From this morning's New York Times, let's start by noting Douglas Jehl's "Pentagon Will Not Try 17 G.I.'s Implicated in Prisoners' Deaths:"
Despite recommendations by Army investigators, commanders have decided not to prosecute 17 American soldiers implicated in the deaths of three prisoners in Iraq and Afghanistan in 2003 and 2004, according to a new accounting released Friday by the Army.
Investigators had recommended that all 17 soldiers be charged in the cases, according to the accounting by the Army Criminal Investigation Command. The charges included murder, conspiracy and negligent homicide. While none of the 17 will face any prosecution, one received a letter of reprimand and another was discharged after the investigations.
To date, the military has taken steps toward prosecuting some three dozen soldiers in connection with a total of 28 confirmed or suspected homicides of detainees. The total number of such deaths is believed to be between 28 and 31.
Brad says to note Monica Davey and Gardiner Harris have "Family Wonders if Prozac Prompted School Shootings:"
On Friday, as Tammy Lussier prepared to bury Mr. Weise, who was her nephew, and her father, who was among those he killed, she found herself looking back over the last year, she said, when Mr. Weise began taking the antidepressant Prozac after a suicide attempt that Ms. Lussier described as a "cry for help."
"They kept upping the dose for him," she said, "and by the end, he was taking three of the 20 milligram pills a day. I can't help but think it was too much, that it must have set him off."
[. . .]
The effects of antidepressants on young people remain a topic of fierce debate among scientists and doctors.
Last year, a federal panel of drug experts said antidepressants could cause children and teenagers to become suicidal. The Food and Drug Administration has since required the makers of antidepressants to warn of that danger on their labels for the medications.
The suicide risk is particularly acute when therapy starts or a dosage changes, the drug agency has warned.
[Note Jodi Wilgoren also contributed to the above article.]
Note the following paragraph:
Prof. Ward L. Churchill cannot be fired from his job at the University of Colorado for controversial opinions like his comparison of some victims of the Sept. 11 World Trade Center attack to Nazi technocrats, the university said in a report released late Thursday.
It's from Kirk Johnson's "University Changes Its Focus in Investigation of Professor." And as Kara writes, "But oh no, the story isn't over. Now they're going after him with something else." From the article:
The university wants to examine his writing and speeches for evidence that he misrepresented his background and did not follow standard procedures for crediting others' work.
Professor Churchill's lawyer, David Lane, said he believed that the inquiry was "blatantly unfair" because the professor was given no opportunity to present a defense, and that the decision to continue the inquiry was driven by politics.
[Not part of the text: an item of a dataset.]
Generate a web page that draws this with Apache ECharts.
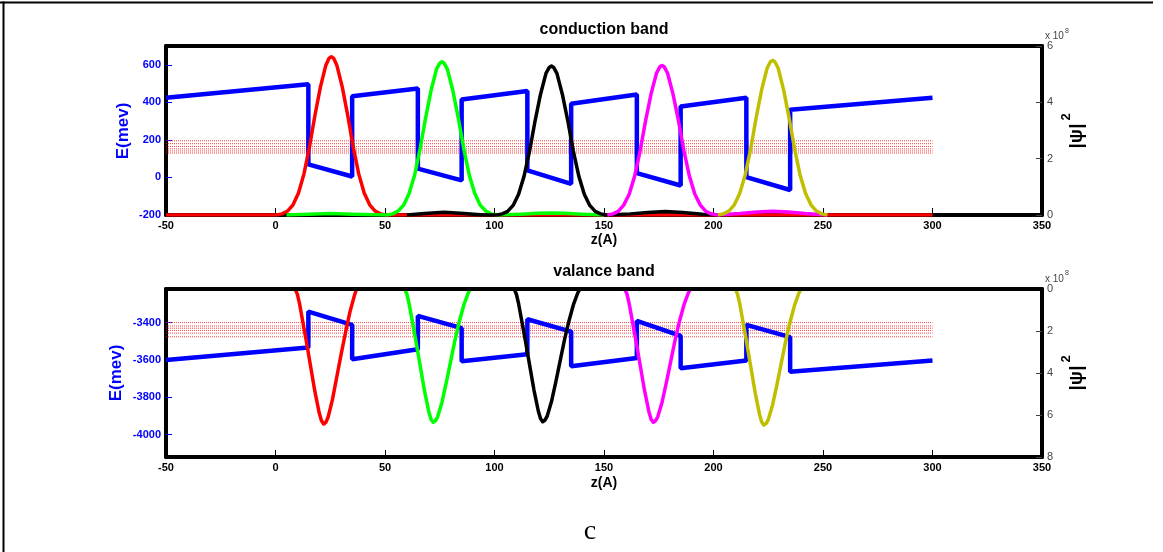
<!DOCTYPE html>
<html>
<head>
<meta charset="utf-8">
<script src="https://cdn.jsdelivr.net/npm/echarts@6/dist/echarts.min.js"></script>
<style>
  html, body { margin: 0; padding: 0; background: #fff; }
  #chart { width: 1163px; height: 552px; }
</style>
</head>
<body>
<div id="chart"></div>
<script>
// ---- conduction band: potential profile (z in Å, E in meV) ----
const cbZ = [-50, 15, 15, 35, 35, 65, 65, 85, 85, 115, 115, 135, 135, 165, 165, 185, 185, 215, 215, 235, 235, 300];
const cbE = [424, 496, 70, 5, 432, 474, 47, -16, 415, 460, 38, -34, 393, 442, 23, -43, 378, 424, 2, -67, 361, 424];
// conduction subband energies (meV)
const cbLevels = [195, 180, 165, 152, 141, 130];

// conduction band |psi|^2 (units of 1e8), pairs [z, value]
const cbRed = [[-50,0],[0.5,0],[3,0.04],[5.5,0.14],[8,0.36],[10.5,0.78],[13,1.46],[15.5,2.41],[18,3.53],[20.5,4.54],[23,5.32],[24.5,5.57],[25.5,5.62],[26.5,5.57],[28,5.32],[30.5,4.54],[33,3.53],[35.5,2.41],[38,1.46],[40.5,0.78],[43,0.36],[45.5,0.14],[48,0.04],[50.5,0],[300,0]];
const cbGreen = [[5,0],[15,0.03],[25,0.05],[35,0.03],[45,0.01],[51,0],[53.5,0.04],[56,0.14],[58.5,0.35],[61,0.76],[63.5,1.41],[66,2.34],[68.5,3.43],[71,4.41],[73.5,5.17],[75,5.39],[76,5.44],[77,5.39],[78.5,5.17],[81,4.41],[83.5,3.43],[86,2.34],[88.5,1.41],[91,0.76],[93.5,0.35],[96,0.14],[98.5,0.04],[101,0],[112,0.03],[120,0.06],[126,0.07],[132,0.06],[140,0.03],[150,0]];
const cbBlack = [[60,0],[68,0.05],[77,0.1],[86,0.05],[95,0],[101,0],[103.5,0.04],[106,0.13],[108.5,0.34],[111,0.74],[113.5,1.38],[116,2.27],[118.5,3.33],[121,4.28],[123.5,5.03],[125,5.24],[126,5.29],[127,5.24],[128.5,5.03],[131,4.28],[133.5,3.33],[136,2.27],[138.5,1.38],[141,0.74],[143.5,0.34],[146,0.13],[148.5,0.04],[151,0],[162,0.04],[170,0.09],[178,0.12],[186,0.09],[195,0.03],[205,0]];
const cbMagenta = [[151.5,0],[154,0.04],[156.5,0.13],[159,0.35],[161.5,0.74],[164,1.38],[166.5,2.28],[169,3.35],[171.5,4.3],[174,5.04],[175.5,5.26],[176.5,5.31],[177.5,5.26],[179,5.04],[181.5,4.3],[184,3.35],[186.5,2.28],[189,1.38],[191.5,0.74],[194,0.35],[196.5,0.13],[199,0.04],[201.5,0],[212,0.05],[220,0.11],[227,0.13],[234,0.11],[242,0.05],[252,0]];
const cbOlive = [[202,0],[204.5,0.04],[207,0.14],[209.5,0.36],[212,0.77],[214.5,1.43],[217,2.36],[219.5,3.46],[222,4.45],[224.5,5.22],[226,5.44],[227,5.49],[228,5.44],[229.5,5.22],[232,4.45],[234.5,3.46],[237,2.36],[239.5,1.43],[242,0.77],[244.5,0.36],[247,0.14],[249.5,0.04],[252,0]];

// ---- valence band: potential profile ----
const vbZ = [-50, 15, 15, 35, 35, 65, 65, 85, 85, 115, 115, 135, 135, 165, 165, 185, 185, 215, 215, 235, 235, 300];
const vbE = [-3600, -3534, -3341, -3412, -3596, -3543, -3364, -3430, -3607, -3570, -3382, -3448, -3634, -3590, -3391, -3471, -3645, -3603, -3412, -3478, -3663, -3603];
const vbLevels = [-3400, -3418, -3430, -3442, -3456, -3476];

// valence band |psi|^2 (units of 1e8, drawn downward)
const vbRed = [[9,0],[10,0.26],[11,0.71],[12,1.29],[14,2.44],[16,3.67],[18,4.89],[20,5.92],[21,6.27],[22,6.43],[23,6.35],[24,6.11],[26,5.27],[28,4.18],[30,3.09],[32,2.06],[34,1.09],[36,0.32],[37,0]];
const vbGreen = [[59,0],[60,0.25],[61,0.7],[62,1.27],[64,2.41],[66,3.62],[68,4.83],[70,5.84],[71,6.2],[72,6.35],[73,6.28],[74,6.1],[76,5.4],[78,4.45],[80,3.43],[82,2.41],[84,1.52],[86,0.76],[88,0.19],[89,0]];
const vbBlack = [[109,0],[110,0.25],[111,0.7],[112,1.26],[114,2.4],[116,3.6],[118,4.8],[120,5.81],[121,6.17],[122,6.32],[123,6.25],[124,6.07],[126,5.37],[128,4.42],[130,3.41],[132,2.4],[134,1.52],[136,0.76],[138,0.19],[139,0]];
const vbMagenta = [[159.5,0],[160.5,0.25],[161.5,0.7],[162.5,1.27],[164.5,2.41],[166.5,3.62],[168.5,4.83],[170.5,5.84],[171.5,6.2],[172.5,6.35],[173.5,6.28],[174.5,6.1],[176.5,5.4],[178.5,4.45],[180.5,3.43],[182.5,2.41],[184.5,1.52],[186.5,0.76],[188.5,0.19],[189.5,0]];
const vbOlive = [[210,0],[211,0.26],[212,0.71],[213,1.3],[215,2.46],[217,3.69],[219,4.92],[221,5.96],[222,6.33],[223,6.48],[224,6.41],[225,6.22],[227,5.51],[229,4.54],[231,3.5],[233,2.46],[235,1.56],[237,0.78],[239,0.19],[240,0]];

// tick labels
const zTicks = { min: -50, max: 350, step: 50 };
const cbTicks = [-200, 0, 200, 400, 600];
const vbTicks = [-4000, -3800, -3600, -3400];

const FONT = 'Liberation Sans';
const BLUE = '#0000ff';
const GREY = '#444444';

const chart = echarts.init(document.getElementById('chart'), null, { renderer: 'canvas' });

const plain = v => String(v);

function zAxis(grid, pos, z) {
  const bottom = pos === 'bottom';
  return {
    gridIndex: grid, type: 'value', position: pos, z: z || 0,
    min: zTicks.min, max: zTicks.max, interval: zTicks.step,
    axisLine: { show: true, onZero: false, lineStyle: { color: '#000', width: 4 } },
    axisTick: { show: bottom, inside: true, length: 7, lineStyle: { color: '#000', width: 1 } },
    axisLabel: { show: bottom, color: '#000', fontWeight: 'bold', fontSize: 11, fontFamily: FONT, margin: 5, formatter: plain },
    splitLine: { show: false }
  };
}

function leftAxis(grid, min, max, ticks) {
  return {
    gridIndex: grid, type: 'value', position: 'left', min: min, max: max,
    axisLine: { show: true, onZero: false, lineStyle: { color: '#000', width: 4 } },
    axisTick: { show: true, inside: true, length: 6, customValues: ticks, lineStyle: { color: BLUE, width: 1 } },
    axisLabel: { color: BLUE, fontWeight: 'bold', fontSize: 11, fontFamily: FONT, margin: 5, customValues: ticks, formatter: plain },
    splitLine: { show: false }
  };
}

function rightAxis(grid, max, inverse) {
  return {
    gridIndex: grid, type: 'value', position: 'right', min: 0, max: max, interval: 2, inverse: !!inverse,
    axisLine: { show: true, onZero: false, lineStyle: { color: '#000', width: 4 } },
    axisTick: { show: true, inside: true, length: 6, lineStyle: { color: GREY, width: 1 } },
    axisLabel: { color: GREY, fontSize: 11, fontFamily: FONT, margin: 5, formatter: plain },
    splitLine: { show: false }
  };
}

function line(data, color, width, xi, yi, extra) {
  return Object.assign({
    type: 'line', data: data, xAxisIndex: xi, yAxisIndex: yi,
    showSymbol: false, symbol: 'none', silent: true, animation: false,
    lineStyle: { color: color, width: width, join: 'round' }
  }, extra || {});
}

function pairs(zs, es) { return zs.map((z, i) => [z, es[i]]); }

function levelSeries(levels, xi, yi) {
  return levels.map(E => line([[zTicks.min, E], [300, E]], '#ff2020', 1, xi, yi,
    { lineStyle: { color: '#ff2020', width: 1, type: [1, 1], opacity: 0.85 } }));
}

const series = [].concat(
  levelSeries(cbLevels, 0, 0),
  [line(pairs(cbZ, cbE), BLUE, 4.5, 0, 0, { lineStyle: { color: BLUE, width: 4.5 } })],
  [
    line(cbRed, '#ff0000', 3.5, 0, 1),
    line(cbGreen, '#00ff00', 3.5, 0, 1),
    line(cbBlack, '#000000', 3.5, 0, 1),
    line(cbMagenta, '#ff00ff', 3.5, 0, 1),
    line(cbOlive, '#bfbf00', 3.5, 0, 1)
  ],
  levelSeries(vbLevels, 2, 2),
  [line(pairs(vbZ, vbE), BLUE, 4.5, 2, 2, { lineStyle: { color: BLUE, width: 4.5 } })],
  [
    line(vbRed, '#ff0000', 3.5, 2, 3),
    line(vbGreen, '#00ff00', 3.5, 2, 3),
    line(vbBlack, '#000000', 3.5, 2, 3),
    line(vbMagenta, '#ff00ff', 3.5, 2, 3),
    line(vbOlive, '#bfbf00', 3.5, 2, 3)
  ]
);

function txt(x, y, text, style, rot) {
  return {
    type: 'text', x: x, y: y, rotation: rot || 0, silent: true, z: 100,
    style: Object.assign({ text: text, fontFamily: FONT, fill: '#000', align: 'center', verticalAlign: 'middle' }, style)
  };
}

const graphic = [
  // page frame
  { type: 'line', silent: true, shape: { x1: 0, y1: 2.5, x2: 1153, y2: 2.5 }, style: { stroke: '#000', lineWidth: 2 } },
  { type: 'line', silent: true, shape: { x1: 3.5, y1: 1.5, x2: 3.5, y2: 552 }, style: { stroke: '#000', lineWidth: 2 } },
  // titles
  txt(604, 30, 'conduction band', { fontSize: 16, fontWeight: 'bold' }),
  txt(604, 272, 'valance band', { fontSize: 16, fontWeight: 'bold' }),
  // z axis names
  txt(604, 240, 'z(A)', { fontSize: 14, fontWeight: 'bold' }),
  txt(604, 483, 'z(A)', { fontSize: 14, fontWeight: 'bold' }),
  // energy axis names
  txt(123, 131, 'E(mev)', { fontSize: 17, fontWeight: 'bold', fill: BLUE }, Math.PI / 2),
  txt(116, 373, 'E(mev)', { fontSize: 17, fontWeight: 'bold', fill: BLUE }, Math.PI / 2),
  // |psi|^2 axis names
  txt(1077, 136, '|ψ|', { fontSize: 19, fontWeight: 'bold' }, Math.PI / 2),
  txt(1066, 117, '2', { fontSize: 13, fontWeight: 'bold' }, Math.PI / 2),
  txt(1077, 378, '|ψ|', { fontSize: 19, fontWeight: 'bold' }, Math.PI / 2),
  txt(1066, 359, '2', { fontSize: 13, fontWeight: 'bold' }, Math.PI / 2),
  // scale multipliers
  txt(1045, 36, 'x 10', { fontSize: 10, fill: GREY, align: 'left' }),
  txt(1065, 31, '8', { fontSize: 7, fill: GREY, align: 'left' }),
  txt(1045, 279, 'x 10', { fontSize: 10, fill: GREY, align: 'left' }),
  txt(1065, 273, '8', { fontSize: 7, fill: GREY, align: 'left' }),
  // panel caption
  txt(590, 532, 'c', { fontSize: 28, fontFamily: 'Liberation Serif' })
];

chart.setOption({
  animation: false,
  backgroundColor: '#fff',
  grid: [
    { left: 166, right: 121, top: 46, height: 169 },
    { left: 166, right: 121, top: 289, height: 168 }
  ],
  xAxis: [zAxis(0, 'bottom'), zAxis(0, 'top'), zAxis(1, 'bottom'), zAxis(1, 'top', 5)],
  yAxis: [
    leftAxis(0, -200, 700, cbTicks),
    rightAxis(0, 6, false),
    leftAxis(1, -4120, -3220, vbTicks),
    rightAxis(1, 8, true)
  ],
  series: series,
  graphic: graphic
});
</script>
</body>
</html>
Billie draws our attention to Matthew L. Wald has "Inquiry Turns to Leak as Probable Cause of Texas Blast:"
The refinery blast here that killed 15 people on Wednesday and injured 100 more was probably caused by a leak of two flammable chemicals that are found in crude oil and reworked at the refinery to make ingredients of gasoline, a member of a federal chemical safety agency said on Friday evening.
The cause of the leak is unknown, and investigators are looking for the source. They are also highly concerned about the unusually high death toll in the resulting explosion. The federal official, John Bresland, a member of the United States Chemical Safety and Hazard Investigation Board, speaking soon after the investigators got their first tour of the periphery of the blast zone, said another important issue was why a temporary office trailer, in which several people died, had been so close, and whether brick structures should have been used instead. Mr. Bresland estimated that the trailer was 50 yards from the blast site.